Financial startup Lenddo is hoping to improve access to financing for the middle classes in Philippines, and has taken an innovative approach to credit checks. Analogous to how brick-and-mortar financing institutions would rely on community references when making credit checks, Lenddo users one’s online social connections as a gauge for determining a borrower’s reliability and credit-worthiness.
Financing is not as easy in Philippines as it is in more developed economies. In this country of 95 million, only about 11 percent of the population owns credit cards. Given this, the lower- to middle-classes are not always able to access funds for emergency purposes like medical needs and other expenses.
An option can be to take out personal or business loans from loan sharks and financing institutions, although these can be cumbersome and expensive. Individuals without a good credit standing might even find it difficult to get approved.
Founded in 2011, the startup claims to have a user-base of about 350,000 from the Philippines and has since expanded to Colombia (2012) and Mexico (2013). “Our loans provide funds for everyday people to access education, health care and home improvement,” said CEO Jeff Stewart in a statement. In an interview with E27, Lenddo’s director for sales and marketing, Erika Aquino, says most of the company’s clients avail the facility’s financing for improving their quality-of-life.

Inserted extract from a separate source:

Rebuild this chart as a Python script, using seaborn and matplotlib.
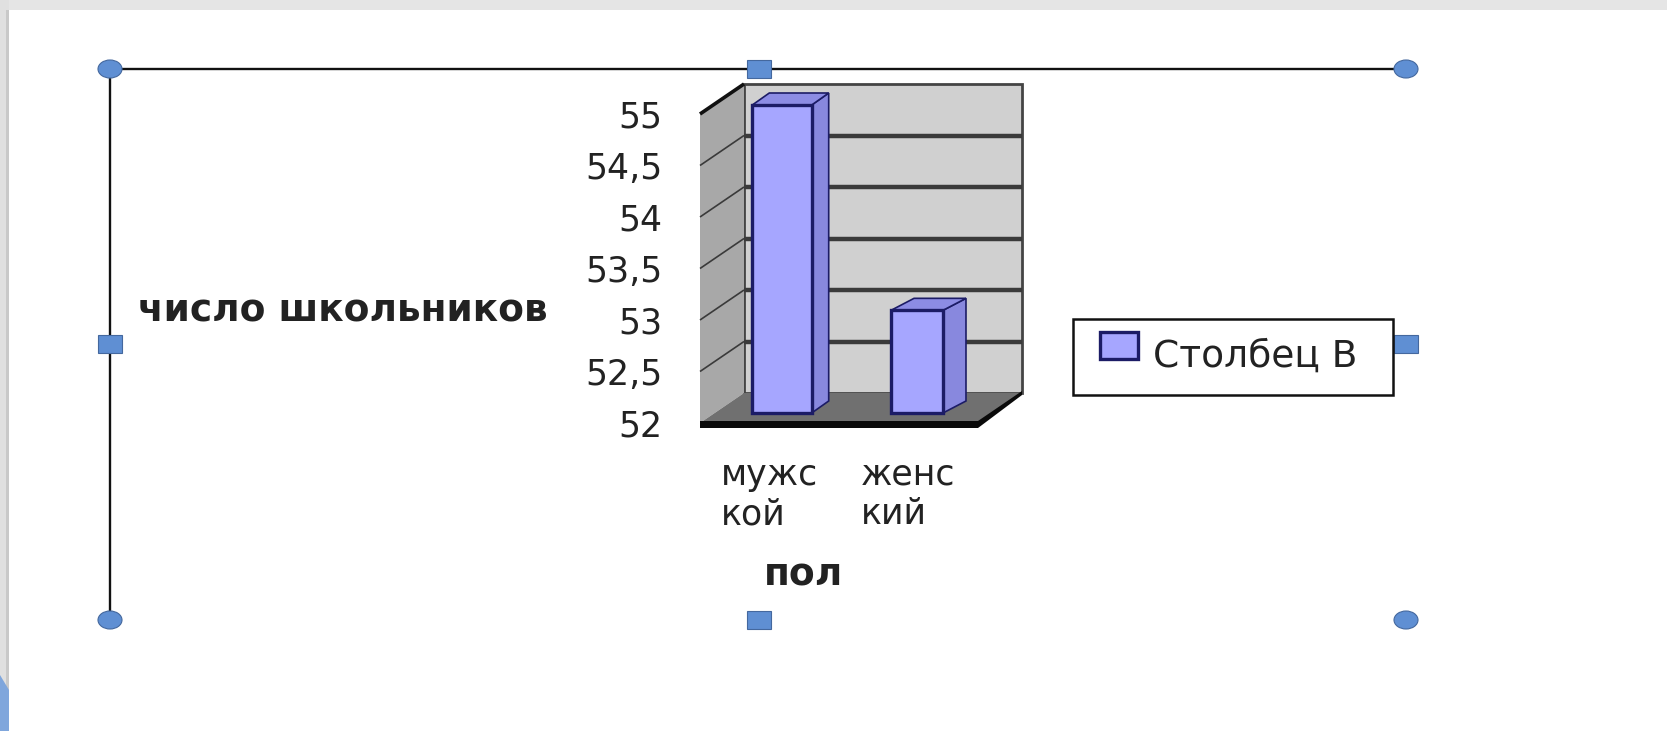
import matplotlib
matplotlib.use("Agg")
import matplotlib.pyplot as plt
import seaborn as sns
from matplotlib.patches import Polygon, Rectangle, Ellipse
from matplotlib.transforms import IdentityTransform

categories = ["мужс\nкой", "женс\nкий"]
values = [55, 53]
y_ticks = [52, 52.5, 53, 53.5, 54, 54.5, 55]
y_tick_labels = ["52", "52,5", "53", "53,5", "54", "54,5", "55"]
x_title = "пол"
y_title = "число школьников"
series_name = "Столбец B"

W, H = 1667, 731
sns.set_theme(style="white")
plt.rcParams["font.family"] = ["DejaVu Sans"]
TXT = "#222222"
NAVY = "#1c1c66"

fig = plt.figure(figsize=(W / 100, H / 100), dpi=100, facecolor="white")


def axes_px(x0, x1, ytop, ybot, **kw):
    return fig.add_axes([x0 / W, 1 - ybot / H, (x1 - x0) / W, (ybot - ytop) / H], **kw)


# ---- page chrome
bg = axes_px(0, W, 0, H, zorder=-2)
bg.set_xlim(0, W); bg.set_ylim(H, 0); bg.axis("off")
bg.add_patch(Rectangle((0, 0), W, 10, fc="#E5E5E5", ec="none"))
bg.add_patch(Rectangle((0, 0), 9, H, fc="#E0E0E0", ec="none"))
bg.add_patch(Rectangle((6, 10), 3, H, fc="#C9C9C9", ec="none"))
bg.add_patch(Polygon([(0, 675), (9, 690), (9, H), (0, H)], fc="#7FA6DC", ec="none"))

# ---- selection frame
FR = "#111111"
bg.plot([110, 1406], [69, 69], color=FR, lw=1.7)
bg.plot([110, 110], [69, 620], color=FR, lw=1.7)
HC = "#5F8FD3"; HE = "#44689E"
for cx, cy in [(110, 69), (1406, 69), (110, 620), (1406, 620)]:
    bg.add_patch(Ellipse((cx, cy), 24, 18, fc=HC, ec=HE, lw=0.8, zorder=5))
for cx, cy in [(759, 69), (110, 344), (1406, 344), (759, 620)]:
    bg.add_patch(Rectangle((cx - 12, cy - 9), 24, 18, fc=HC, ec=HE, lw=0.8, zorder=5))
# legend box
bg.add_patch(Rectangle((1073, 319), 320, 76, fc="white", ec="#111111", lw=1.8, zorder=6))

# ---- front plane: value axis, category axis, walls
ax = axes_px(700, 978, 114, 423, zorder=0)
ax.patch.set_alpha(0)
ax.set_xlim(-0.5, 1.5); ax.set_ylim(52, 55)
ax.set_xticks([0, 1], categories)
ax.set_yticks(y_ticks, y_tick_labels)
ax.tick_params(axis="y", length=0, pad=27, labelsize=25, labelcolor=TXT)
ax.tick_params(axis="x", length=0, pad=25, labelsize=25, labelcolor=TXT)
for t in ax.get_xticklabels():
    t.set_multialignment("left")
    t.set_linespacing(1.2)
for s in ax.spines.values():
    s.set_visible(False)

fig.canvas.draw()
DX, DY = 44, 30  # depth of the box, pixels


def d(x, y, depth=0.0):
    px, py = ax.transData.transform((x, y))
    return (px + DX * depth, py + DY * depth)


def poly(corners, **kw):
    ax.add_patch(Polygon(corners, closed=True, transform=IdentityTransform(), clip_on=False, **kw))


def line(a, b, **kw):
    ax.plot([a[0], b[0]], [a[1], b[1]], transform=IdentityTransform(), clip_on=False,
            solid_capstyle="butt", **kw)


xl, xr = -0.5, 1.5
ylo, yhi = 52, 55
poly([d(xl, ylo, 1), d(xr, ylo, 1), d(xr, yhi, 1), d(xl, yhi, 1)], fc="#D0D0D0", ec="#444444", lw=2.0, zorder=1)
poly([d(xl, ylo), d(xl, ylo, 1), d(xl, yhi, 1), d(xl, yhi)], fc="#A8A8A8", ec="none", zorder=1)
for v in y_ticks[1:-1]:
    line(d(xl, v, 1), d(xr, v, 1), color="#3a3a3a", lw=3.2, zorder=2)
    line(d(xl, v), d(xl, v, 1), color="#3a3a3a", lw=1.2, zorder=2)
line(d(xl, yhi), d(xl, yhi, 1), color="#111111", lw=2.6, zorder=3)
poly([d(xl, ylo), d(xr, ylo), d(xr, ylo, 1), d(xl, ylo, 1)], fc="#707070", ec="none", zorder=3)
fx0, fy0 = d(xl, ylo); fx1, _ = d(xr, ylo)
poly([(fx0, fy0 + 2), (fx1, fy0 + 2), (fx1 + DX, fy0 + DY + 2), (fx1 + DX, fy0 + DY - 2),
      (fx1, fy0 - 5), (fx0, fy0 - 5)], fc="#0a0a0a", ec="none", zorder=3)

# ---- bar plane
ax_b = axes_px(714.5, 984.5, 105, 413, zorder=1)
sns.barplot(x=categories, y=values, ax=ax_b, color="#A6A6FF", saturation=1, width=0.43,
            edgecolor=NAVY, linewidth=2.4, label=series_name)
ax_b.patch.set_alpha(0)
ax_b.set_xlim(-0.5, 1.5); ax_b.set_ylim(52, 55)
ax_b.set_xticks([]); ax_b.set_yticks([])
ax_b.set_xlabel(""); ax_b.set_ylabel("")
for s in ax_b.spines.values():
    s.set_visible(False)

bar_widths = [0.44, 0.385]
bar_depths = [17, 23]
fig.canvas.draw()
for bar, w, dep in zip(ax_b.patches, bar_widths, bar_depths):
    top = bar.get_height()
    c = bar.get_x() + bar.get_width() / 2
    bar.set_x(c - w / 2); bar.set_width(w)
    bar.set_y(52); bar.set_height(top - 52)
    bar.set_clip_on(False); bar.set_zorder(4)
    (x0, y0) = ax_b.transData.transform((c - w / 2, 52))
    (x1, y1) = ax_b.transData.transform((c + w / 2, top))
    rise = 12
    ax_b.add_patch(Polygon([(x1, y0), (x1 + dep, y0 + rise), (x1 + dep, y1 + rise), (x1, y1)],
                           transform=IdentityTransform(), clip_on=False, fc="#8888DE", ec=NAVY, lw=1.2, zorder=3))
    ax_b.add_patch(Polygon([(x0, y1), (x0 + dep, y1 + rise), (x1 + dep, y1 + rise), (x1, y1)],
                           transform=IdentityTransform(), clip_on=False, fc="#8C8CE4", ec=NAVY, lw=1.2, zorder=3))

# ---- legend (frame is the box drawn on the page layer)
leg = ax_b.legend(loc="center left", bbox_to_anchor=(1100 / W, 1 - 357 / H), bbox_transform=fig.transFigure,
                  borderaxespad=0, borderpad=0, frameon=False, prop={"size": 27}, labelcolor=TXT,
                  handlelength=1.0, handleheight=0.72, handletextpad=0.4)
leg.set_zorder(10)
swatch = leg.legend_handles[0]
swatch.set_y(swatch.get_y() + 6)

# ---- axis titles
fig.text(803 / W, 1 - 575 / H, x_title, ha="center", va="center", fontsize=27,
         fontweight="bold", color=TXT)
fig.text(138 / W, 1 - 311 / H, y_title, ha="left", va="center", fontsize=27,
         fontweight="bold", color=TXT)

fig.savefig("out.png", dpi=100, facecolor="white")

“Our users are typically employed, tech-savvy individuals ages 18 and above,” Aquino said. “They are connected to Facebook and other social networks, but they have a difficult time gaining access to credit. They use Lenddo for funding the education of their children or siblings; for medical emergencies; for home improvement; for purchasing a mobile phone or laptop that they need for productivity; or even for funding a small side business of their own.”
She adds that the online processing makes it easier for the startup’s target market to apply for, and avail, loans. “We aim to make credit more accessible to the ‘underbanked’ market by giving them convenience as well as a quick turn-around-time.” Lenddo’s mission, after all, is to “help create an economically empowered and thriving middle class in developing countries around the world.”

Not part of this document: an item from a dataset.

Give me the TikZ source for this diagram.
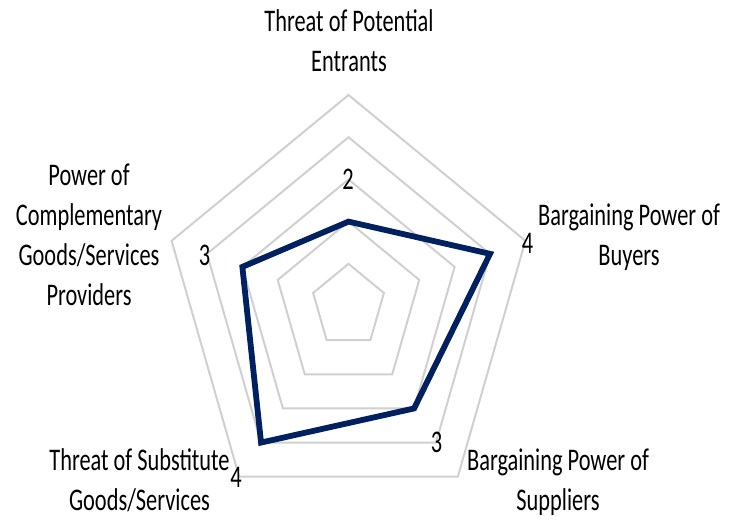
\documentclass[tikz,border=0pt]{standalone}
\usepackage{fontspec}
\setmainfont{Carlito}
\usepackage{graphicx}
\definecolor{gridgray}{RGB}{208,208,208}
\definecolor{navy}{RGB}{0,32,96}
\newcommand{\axlbl}[1]{\scalebox{0.71}[1]{\begin{tabular}[t]{@{}c@{}}#1\end{tabular}}}
\newcommand{\vallbl}[1]{\scalebox{0.71}[1]{#1}}
\tikzset{
  gridring/.style={draw=gridgray, line width=2pt, line join=miter},
  dataline/.style={draw=navy, line width=5.8pt, line join=miter},
  axislabel/.style={anchor=base, inner sep=0pt, font=\fontsize{31.5}{40}\selectfont},
  valuelabel/.style={anchor=center, inner sep=0pt, font=\fontsize{31.5}{40}\selectfont},
}
\begin{document}
\begin{tikzpicture}[x=1pt,y=-1pt]
\useasboundingbox (0,0) rectangle (730,522);
\def\cx{348.5}\def\cy{306}\def\rx{186}\def\ry{211}
% grid rings
\foreach \k in {1,...,5}{
  \draw[gridring]
    ({\cx+\rx*\k/5*cos(90)},{\cy-\ry*\k/5*sin(90)}) --
    ({\cx+\rx*\k/5*cos(18)},{\cy-\ry*\k/5*sin(18)}) --
    ({\cx+\rx*\k/5*cos(-54)},{\cy-\ry*\k/5*sin(-54)}) --
    ({\cx+\rx*\k/5*cos(-126)},{\cy-\ry*\k/5*sin(-126)}) --
    ({\cx+\rx*\k/5*cos(162)},{\cy-\ry*\k/5*sin(162)}) -- cycle;
}
% data points
\coordinate (entrants) at ({\cx+\rx*2/5*cos(90)},{\cy-\ry*2/5*sin(90)});
\coordinate (buyers) at ({\cx+\rx*4/5*cos(18)},{\cy-\ry*4/5*sin(18)});
\coordinate (suppliers) at ({\cx+\rx*3/5*cos(-54)},{\cy-\ry*3/5*sin(-54)});
\coordinate (substitutes) at ({\cx+\rx*4/5*cos(-126)},{\cy-\ry*4/5*sin(-126)});
\coordinate (complementary) at ({\cx+\rx*3/5*cos(162)},{\cy-\ry*3/5*sin(162)});
\draw[dataline] (entrants) -- (buyers) -- (suppliers) -- (substitutes) -- (complementary) -- cycle;
% value labels
\node[valuelabel] (v1) at (348,179) {\vallbl{2}};
\node[valuelabel] (v2) at (527.5,243) {\vallbl{4}};
\node[valuelabel] (v3) at (436.5,442) {\vallbl{3}};
\node[valuelabel] (v4) at (236,477) {\vallbl{4}};
\node[valuelabel] (v5) at (204.5,255) {\vallbl{3}};
% axis labels
\node[axislabel] (l1) at (349,31.7) {\axlbl{Threat of Potential\\Entrants}};
\node[axislabel] (l2) at (629,225) {\axlbl{Bargaining Power of\\Buyers}};
\node[axislabel] (l3) at (558,470) {\axlbl{Bargaining Power of\\Suppliers}};
\node[axislabel] (l4) at (139.5,470) {\axlbl{Threat of Substitute\\Goods/Services}};
\node[axislabel] (l5) at (89,185.7) {\axlbl{Power of\\Complementary\\Goods/Services\\Providers}};
\end{tikzpicture}
\end{document}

Lenddo recently closed a new round of investment valued at US$ 6 million from existing and new investors. These include Golden Gate Ventures, Kickstart Ventures and Skype co-founder Toivo Annus. The additional funding will be used to accelerate the company’s global roll-out, and also develop new features that will improve the user experience for customers on platforms like Facebook, LinkedIn and Android.
Minette Navarrete, President, Kickstart Ventures, highlights social responsibility as among the key reasons why the incubator invested in Lenddo. “The Philippines, along with many other emerging markets globally, has millions of people in the emerging middle class who are beginning to participate in the financial sector but have no credit history, and limited access to formal financial systems,” she told e27. “Lenddo’s innovative use of social networks provides these individuals with access to financial services, creating fresh value and the multiplier effect of broader financial inclusion. We’re thrilled to support Jeff [Stewart, co-founder and CEO] and Richard [Eldridge, co-founder and COO] as they develop their services in the Philippines, Colombia and Mexico, and expand to the other relevant emerging markets around the world.”

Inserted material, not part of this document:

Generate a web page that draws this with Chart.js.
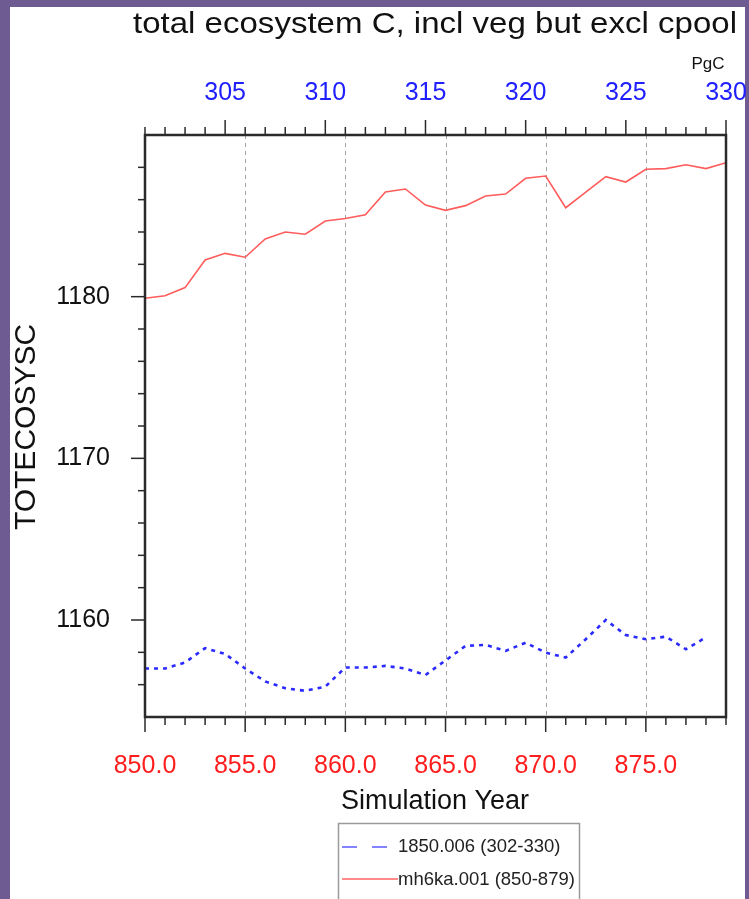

Vinnie Lauria, partner at Golden Gate Ventures, agrees that giving access to a broad, previously unbanked, market will be beneficial in enhancing economic activity. “Through its proprietary technology and industry standard accreditations, Lenddo’s innovative solution leverages the power of social networks to help traditional banks issue credit to over half a billion people,” he said in a statement.
Lenddo’s fact-sheet states that most of its loans are repaid in time. However, for the “rare occasion” that a borrower fails to repay, that person’s social network is impacted. “In most cases their trusted community has enforced repayment via social pressure, as their Lenddo score and ability to access live improving loans is impacted as well.” However, Lenddo community managers personally reach out to clients to understand their situation and negotiate a win-win situation for repayment.
The “bayanihan” concept or sense of community is prevalent in the Philippine culture, and Lenddo capitalizes on social connections to make it easier for the middle class to gain access to credit. Micro-finance is for the emerging class, while banks are more targeted toward the upper class, Lenddo’s founders believe. With this, Lenddo focuses on using technology to economically empower the emerging middle class.